Why I would schedule a mammogram and a sleep study on the same day is beyond me. Obviously the day after a holiday weekend sounded like the right time too.
My mammogram was scheduled for 8:45 in the morning. You’d think that would be completely doable. Let’s see where exactly did it start to go wrong today? Oh that’s right, when I thought I was smarter than my Waze app.
I’ve had my mammograms at Lemmen-Holton Cancer Center for 3 years now. One scare and it’s been nothing but compliance for me. I learned my lesson. Needless to say I know where I’m going and how to get there. I threw the address in my Waze app to see what would be the best route with morning traffic.
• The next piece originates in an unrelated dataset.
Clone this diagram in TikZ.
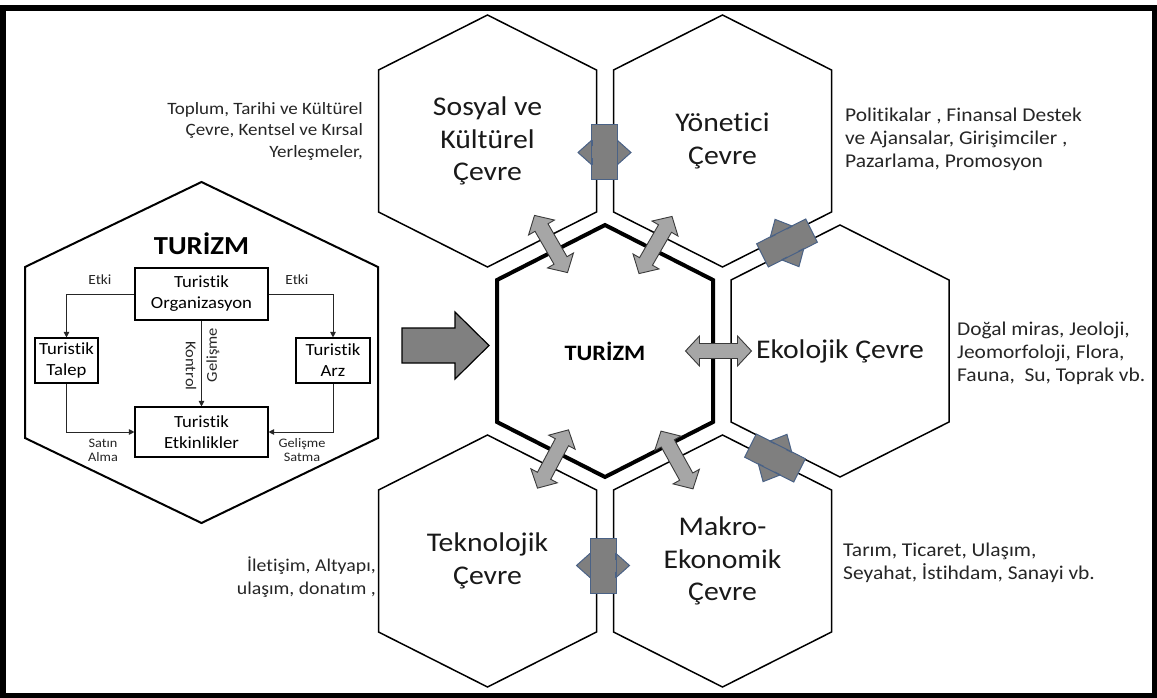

I had a very minimal amount of coffee in me when I decided that I’d take the route I usually do vs the other 3 that were recommended. Once I got on the highway I realized that west bound was closed. There are no exits to take, no quick detours. I had to drive to Lowell only to get off and get back on west bound.
I would have been panicked except in my mind that 15 minute cushion between the arrival time and the appointment time just saved my ass. When I pulled into the parking garage I was already frazzled. Did I park where I was supposed to? Nope. Did I get lost and find the nicest lady that took pity on me and walked me where I needed to go? Yup.
Walking by the buzzing food court struck me in my gut with a flashback to Christmas Day. I remember sitting in that abandoned wing. Not a soul around, the silence was heavy. Just sitting there praying so hard. Praying that my Dad would be ok. Not having any idea what was in-store for us, a few hours later. I didn’t cry today, knowing that he never passed up a chance to let me know how proud he was.
I ended up being 08 minutes late. Not to terrible everything considered. Today was a piece of cake. Two images on both sides and I got the all clear. There were no additional images or ultrasounds. I slathered on my purse deodorant and headed to work.
Tonight’s sleep study has me a bit nervous though. The thought of having someone watching me sleep is a bit unnerving. Plus let’s be honest for a second. my real fear is saying something stupid or doing one of those motion picture orgasm moans out of the blue. Sweet Jesus that’s all I’m going to be thinking about now. Wish me luck.